Thousands of years before Genghis Khan and his descendants conquered vast stretches of Eurasia, the pastoral people of Mongolia lived healthy, but violent, lifestyles, new research reveals.
Although some Mongolians remain nomadic in modern days, researchers didn’t know how far back this tradition stretched. Any early nomadic pastoralists would have been healthier than sedentary people, who, especially before the advent of trash pickup and sewage infrastructure, lived more densely and among their own waste.
To find out whether this was true in the late Bronze Age, archaeologists analyzed the remains of 25 individuals excavated from burial mounds in the region dating mostly to about 3500 to 2700 years ago. The bones bore very little evidence of inflammatory lesions indicative of infectious disease, or signs of rickets, scurvy, or other diseases resulting from malnutrition.
That’s not to say these people didn’t suffer.
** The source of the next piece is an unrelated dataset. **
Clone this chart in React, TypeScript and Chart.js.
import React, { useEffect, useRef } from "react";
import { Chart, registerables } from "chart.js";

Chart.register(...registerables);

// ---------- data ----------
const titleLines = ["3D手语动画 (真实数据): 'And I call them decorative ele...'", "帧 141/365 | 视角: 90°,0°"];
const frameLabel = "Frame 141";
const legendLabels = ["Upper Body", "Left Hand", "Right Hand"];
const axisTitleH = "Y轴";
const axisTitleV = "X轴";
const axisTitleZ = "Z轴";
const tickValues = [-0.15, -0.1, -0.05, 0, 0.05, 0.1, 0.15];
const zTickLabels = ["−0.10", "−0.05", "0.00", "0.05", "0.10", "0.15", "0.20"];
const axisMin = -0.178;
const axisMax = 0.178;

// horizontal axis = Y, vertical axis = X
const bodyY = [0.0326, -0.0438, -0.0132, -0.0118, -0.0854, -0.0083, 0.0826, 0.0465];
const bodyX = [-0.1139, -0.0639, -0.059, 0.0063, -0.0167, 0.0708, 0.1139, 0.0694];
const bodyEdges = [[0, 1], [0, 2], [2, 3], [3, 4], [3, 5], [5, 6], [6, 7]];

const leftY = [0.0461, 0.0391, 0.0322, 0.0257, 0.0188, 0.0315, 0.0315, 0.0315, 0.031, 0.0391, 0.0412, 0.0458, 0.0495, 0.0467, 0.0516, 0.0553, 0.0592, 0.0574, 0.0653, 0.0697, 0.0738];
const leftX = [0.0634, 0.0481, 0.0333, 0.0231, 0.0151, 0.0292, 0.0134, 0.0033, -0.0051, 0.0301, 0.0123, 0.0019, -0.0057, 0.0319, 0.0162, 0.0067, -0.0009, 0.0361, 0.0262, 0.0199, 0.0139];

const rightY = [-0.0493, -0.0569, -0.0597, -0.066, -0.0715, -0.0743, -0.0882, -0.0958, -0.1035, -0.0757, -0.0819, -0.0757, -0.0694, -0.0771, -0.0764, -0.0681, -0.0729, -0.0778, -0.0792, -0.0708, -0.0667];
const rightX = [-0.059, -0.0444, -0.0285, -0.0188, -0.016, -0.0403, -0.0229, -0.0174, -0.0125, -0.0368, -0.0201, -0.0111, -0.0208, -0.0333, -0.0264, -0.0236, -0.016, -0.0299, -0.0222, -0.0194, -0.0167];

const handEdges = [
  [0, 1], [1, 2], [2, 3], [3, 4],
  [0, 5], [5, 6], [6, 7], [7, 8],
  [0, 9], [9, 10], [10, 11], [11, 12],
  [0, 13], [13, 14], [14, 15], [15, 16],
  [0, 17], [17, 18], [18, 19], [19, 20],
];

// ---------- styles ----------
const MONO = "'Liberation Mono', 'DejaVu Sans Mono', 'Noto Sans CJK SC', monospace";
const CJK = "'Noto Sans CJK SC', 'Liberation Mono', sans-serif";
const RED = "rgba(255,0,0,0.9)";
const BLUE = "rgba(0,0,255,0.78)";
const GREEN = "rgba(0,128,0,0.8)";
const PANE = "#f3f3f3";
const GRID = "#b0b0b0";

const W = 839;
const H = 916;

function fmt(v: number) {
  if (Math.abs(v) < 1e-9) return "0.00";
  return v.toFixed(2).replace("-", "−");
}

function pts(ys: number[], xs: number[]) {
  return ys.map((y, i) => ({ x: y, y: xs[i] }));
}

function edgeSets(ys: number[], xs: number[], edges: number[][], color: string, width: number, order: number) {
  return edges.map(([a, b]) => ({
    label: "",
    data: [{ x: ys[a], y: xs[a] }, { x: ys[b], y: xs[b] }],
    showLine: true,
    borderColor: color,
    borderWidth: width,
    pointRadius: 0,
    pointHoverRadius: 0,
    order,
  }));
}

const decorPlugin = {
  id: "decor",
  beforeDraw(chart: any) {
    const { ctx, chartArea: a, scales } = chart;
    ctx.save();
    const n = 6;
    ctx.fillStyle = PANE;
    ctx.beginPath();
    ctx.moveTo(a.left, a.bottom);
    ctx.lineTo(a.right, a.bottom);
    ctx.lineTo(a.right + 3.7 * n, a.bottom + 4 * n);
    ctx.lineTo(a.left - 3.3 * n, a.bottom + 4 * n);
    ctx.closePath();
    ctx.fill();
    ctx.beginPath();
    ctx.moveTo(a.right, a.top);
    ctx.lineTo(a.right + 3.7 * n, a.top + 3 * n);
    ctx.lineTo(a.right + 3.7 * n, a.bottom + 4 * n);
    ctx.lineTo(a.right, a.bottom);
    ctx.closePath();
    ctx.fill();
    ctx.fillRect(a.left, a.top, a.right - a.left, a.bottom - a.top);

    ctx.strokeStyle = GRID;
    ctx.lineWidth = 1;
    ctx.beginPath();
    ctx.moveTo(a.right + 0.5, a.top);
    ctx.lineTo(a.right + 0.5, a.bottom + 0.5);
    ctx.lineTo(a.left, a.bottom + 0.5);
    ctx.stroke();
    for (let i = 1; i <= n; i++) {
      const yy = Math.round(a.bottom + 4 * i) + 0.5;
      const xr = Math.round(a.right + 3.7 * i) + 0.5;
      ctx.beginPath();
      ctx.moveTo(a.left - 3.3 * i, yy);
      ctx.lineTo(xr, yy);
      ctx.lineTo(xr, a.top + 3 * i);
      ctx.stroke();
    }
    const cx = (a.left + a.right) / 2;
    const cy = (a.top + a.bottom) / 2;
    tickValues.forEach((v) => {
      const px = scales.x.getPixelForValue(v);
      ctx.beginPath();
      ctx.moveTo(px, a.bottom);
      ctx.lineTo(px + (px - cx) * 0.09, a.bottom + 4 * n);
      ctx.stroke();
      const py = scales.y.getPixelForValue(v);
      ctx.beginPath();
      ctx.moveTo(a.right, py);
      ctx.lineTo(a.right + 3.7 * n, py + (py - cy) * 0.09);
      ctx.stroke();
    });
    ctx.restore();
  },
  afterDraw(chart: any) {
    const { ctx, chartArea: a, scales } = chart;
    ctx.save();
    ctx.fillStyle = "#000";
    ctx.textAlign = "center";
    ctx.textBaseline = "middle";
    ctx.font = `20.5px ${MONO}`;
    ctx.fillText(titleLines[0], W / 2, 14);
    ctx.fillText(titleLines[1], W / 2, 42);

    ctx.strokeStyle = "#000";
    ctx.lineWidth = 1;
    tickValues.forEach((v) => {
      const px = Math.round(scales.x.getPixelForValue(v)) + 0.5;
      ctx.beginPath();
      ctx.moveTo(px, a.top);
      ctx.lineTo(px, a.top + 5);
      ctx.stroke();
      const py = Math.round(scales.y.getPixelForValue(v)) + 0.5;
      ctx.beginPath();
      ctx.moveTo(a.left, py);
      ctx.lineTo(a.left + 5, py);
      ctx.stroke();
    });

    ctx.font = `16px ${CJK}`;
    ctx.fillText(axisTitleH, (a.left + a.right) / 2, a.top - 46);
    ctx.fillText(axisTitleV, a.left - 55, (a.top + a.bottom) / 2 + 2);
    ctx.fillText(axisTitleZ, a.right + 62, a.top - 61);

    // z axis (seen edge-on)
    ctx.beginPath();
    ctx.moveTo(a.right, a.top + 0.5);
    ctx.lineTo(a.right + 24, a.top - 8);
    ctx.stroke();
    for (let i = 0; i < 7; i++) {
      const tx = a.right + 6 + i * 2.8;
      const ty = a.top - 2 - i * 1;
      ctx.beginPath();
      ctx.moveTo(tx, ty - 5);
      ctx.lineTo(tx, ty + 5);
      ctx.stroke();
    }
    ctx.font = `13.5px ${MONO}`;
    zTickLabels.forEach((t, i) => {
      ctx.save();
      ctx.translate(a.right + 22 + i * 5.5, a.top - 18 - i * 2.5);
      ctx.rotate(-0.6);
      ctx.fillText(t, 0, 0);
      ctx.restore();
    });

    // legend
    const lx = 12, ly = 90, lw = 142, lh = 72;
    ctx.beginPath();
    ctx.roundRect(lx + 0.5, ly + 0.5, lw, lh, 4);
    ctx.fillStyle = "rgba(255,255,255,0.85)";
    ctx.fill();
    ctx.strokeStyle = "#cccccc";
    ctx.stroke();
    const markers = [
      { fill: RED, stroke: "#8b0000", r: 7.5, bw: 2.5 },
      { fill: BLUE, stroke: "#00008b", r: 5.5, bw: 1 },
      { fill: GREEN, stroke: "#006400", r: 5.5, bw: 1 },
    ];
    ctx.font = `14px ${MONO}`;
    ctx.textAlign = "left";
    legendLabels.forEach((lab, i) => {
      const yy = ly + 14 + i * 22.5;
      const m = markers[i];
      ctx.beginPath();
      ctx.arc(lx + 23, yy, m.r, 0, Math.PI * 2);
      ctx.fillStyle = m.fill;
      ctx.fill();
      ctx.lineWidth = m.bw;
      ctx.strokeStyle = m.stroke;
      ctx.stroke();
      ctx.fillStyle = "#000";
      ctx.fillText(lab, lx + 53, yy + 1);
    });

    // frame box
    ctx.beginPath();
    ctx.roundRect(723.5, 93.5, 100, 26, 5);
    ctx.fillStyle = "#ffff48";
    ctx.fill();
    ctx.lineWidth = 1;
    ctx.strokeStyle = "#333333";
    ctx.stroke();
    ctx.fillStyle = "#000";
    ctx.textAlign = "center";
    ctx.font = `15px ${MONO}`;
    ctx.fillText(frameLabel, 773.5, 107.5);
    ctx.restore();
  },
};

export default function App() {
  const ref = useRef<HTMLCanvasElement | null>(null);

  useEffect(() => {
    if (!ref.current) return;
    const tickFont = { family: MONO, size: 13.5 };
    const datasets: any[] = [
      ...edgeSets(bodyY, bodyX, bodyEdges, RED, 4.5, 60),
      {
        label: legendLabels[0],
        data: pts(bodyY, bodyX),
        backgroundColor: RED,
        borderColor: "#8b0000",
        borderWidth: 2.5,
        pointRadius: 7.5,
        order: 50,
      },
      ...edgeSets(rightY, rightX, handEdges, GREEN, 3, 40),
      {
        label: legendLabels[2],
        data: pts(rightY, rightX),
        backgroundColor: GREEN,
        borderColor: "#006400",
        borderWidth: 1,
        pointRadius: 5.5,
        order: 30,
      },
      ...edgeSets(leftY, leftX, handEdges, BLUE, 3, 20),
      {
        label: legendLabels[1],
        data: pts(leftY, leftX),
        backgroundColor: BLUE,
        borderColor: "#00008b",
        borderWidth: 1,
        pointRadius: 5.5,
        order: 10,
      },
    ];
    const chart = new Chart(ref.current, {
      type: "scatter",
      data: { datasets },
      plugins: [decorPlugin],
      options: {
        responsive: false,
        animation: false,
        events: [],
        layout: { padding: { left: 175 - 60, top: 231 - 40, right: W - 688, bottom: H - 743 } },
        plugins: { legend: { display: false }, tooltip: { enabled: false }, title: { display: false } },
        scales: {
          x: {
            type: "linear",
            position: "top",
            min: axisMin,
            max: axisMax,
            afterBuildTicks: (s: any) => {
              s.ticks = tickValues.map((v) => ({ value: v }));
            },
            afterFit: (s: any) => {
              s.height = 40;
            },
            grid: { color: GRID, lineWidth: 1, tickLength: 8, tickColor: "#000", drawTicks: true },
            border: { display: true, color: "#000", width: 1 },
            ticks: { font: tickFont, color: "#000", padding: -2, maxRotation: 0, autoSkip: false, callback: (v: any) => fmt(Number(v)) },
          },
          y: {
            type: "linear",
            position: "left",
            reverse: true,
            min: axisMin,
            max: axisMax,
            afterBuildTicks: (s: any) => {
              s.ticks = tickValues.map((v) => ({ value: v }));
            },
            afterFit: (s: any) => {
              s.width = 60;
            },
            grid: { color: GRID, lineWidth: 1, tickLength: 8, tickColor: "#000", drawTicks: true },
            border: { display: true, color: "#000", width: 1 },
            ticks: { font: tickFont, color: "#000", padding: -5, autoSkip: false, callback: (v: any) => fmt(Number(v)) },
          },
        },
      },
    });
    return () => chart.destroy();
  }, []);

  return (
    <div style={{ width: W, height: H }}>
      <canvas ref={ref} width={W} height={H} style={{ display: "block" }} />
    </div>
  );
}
The remains also display evidence of broken noses, ribs, and legs—common injuries that occur in assaults or when falling from horses. The individuals’ spines also show evidence of the type of wear and tear associated with horseback riding, the authors reported in November 2018 in the journal HOMO.
According to the researchers, the lack of much disease in these individuals adds to the growing body of evidence showing Mongolians lived in small nomadic groups in the late Bronze Age. But they were clearly also honing the type of horse skills displayed in the 14th-century woodcut above, which had proved useful in their conquests throughout Eurasia.